Brand Thinking and Other Noble Pursuits by Debbie Millman [Amazon]

Although I only finished reading this last week, I highly recommend it for visual and graphic designers — in whose camp I have been known to moonlight from time to time. Brands are an important force in modern Western culture. For many people, their identity is tied up in which clothes they wear, which logos they show and which products they use. To be ignorant of the power of brands, for both good and evil, is to be ignorant of the power of design and its effect on consumers, creators and culture itself.

Meaning of the Built Environment: A Nonverbal Communication Approach by Amos Rapoport [Amazon]

This is a strange book to include, I know. However, I have gained many insights in how people use, interact with and ‘read’ environments from this book. Like others on this list, it also has a unique audience: it’s aimed at academics studying spaces. Rapoport does not take the time to explain certain ideas and assumes you are familiar with them as he analyses how ‘built spaces’ communicate their meanings through design and use. Suggested only for those willing to wade through some intense examples of city and urban planning.

Writing

The Art of Fiction: Notes on Craft for Young Writers by John Gardner [Amazon]

This books does a great job of explaining the purpose, power and craft of fiction. Although normally used in a classroom setting, I read it over a weekend in order to discuss it with a professor last spring. For those aspiring to write fiction, you do yourself a disservice if you have not read this book at least once.

On Writing by Stephen King [Amazon]

What’s not to love? With personal stories from King’s past, a glimpse into how many of his most famous books were written and many insightful comments on the process of writing fiction, there is much here to enjoy. Even if you aren’t a fan of his work, if you want to write commercial fiction, do yourself a favor and read this too.

Misc.

I almost didn’t include these last two suggestions. Although I have never talked about this before now on the blog, I did a great deal of graphic design work for a friend who attends a local church in my area back during the summer. The reason I never talked about that experience is that it ended very badly: they threw my designs away — yes, literally — after I did all the work but was unwilling, because I was taking a full-load of classes during a summer session, to also implement everything I had outlined and mocked up for them. I’m still highly pissed about it. Still, I do research before I take on any projects and the following two books were fairly helpful in that regard.

The Hidden Power of Electronic Culture: How Media Shapes Faith, the Gospel, and Church by Shane Hipps, Brian D. McLaren

Hipps uses extensive quotes and commentary on the impact of media from Marshall McLuhan’s works on the Christian church. He also touches on the frequent collisions between media-rich postmodern culture and modernist Christian churches. (The original sources, Understanding Media, The Medium is the Massage: An Inventory of Effects and, of course, From Cliché to Archetype are also good, I’ve heard. I’ve only used them as references but keep meaning to get back to them at some point.)

The Art of Worship: A Musicians Guide to Leading Modern Worship by Greg Scheer

I have a friend who is a Music Director and she let me borrow her copy of the book.
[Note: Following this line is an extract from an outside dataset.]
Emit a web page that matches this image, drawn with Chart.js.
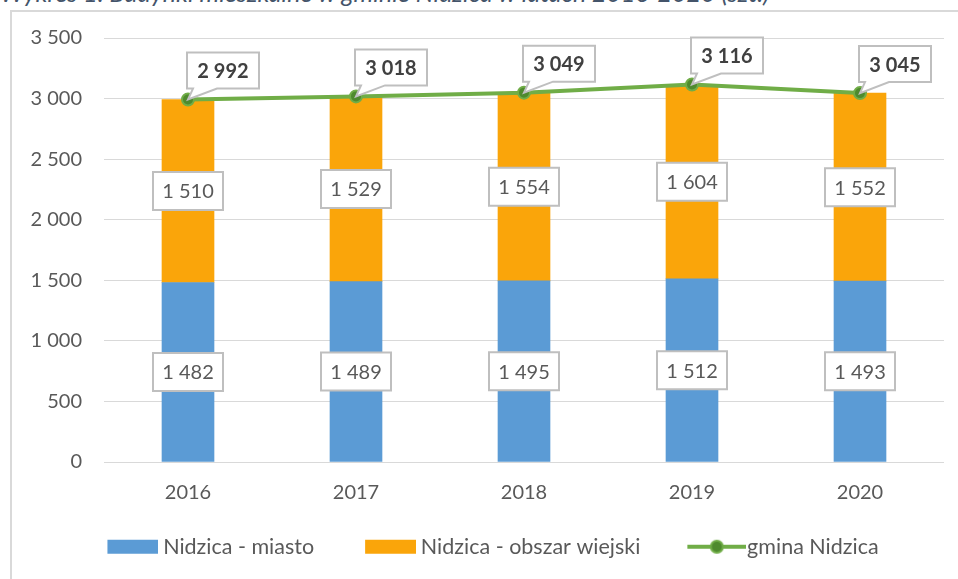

It’s an interesting look at, as I mentioned above with Hidden Power, the trials, tribulations and even timing involved with trying to bring ‘modern worship’ to Christian churches. It wasn’t as helpful as I had hoped it would be in my own research, but I quite liked the breakdown of the average singing and hearing ranges. Scheer’s thoughts on arranging instruments on the cheap were useful for another project I worked on a couple months later too.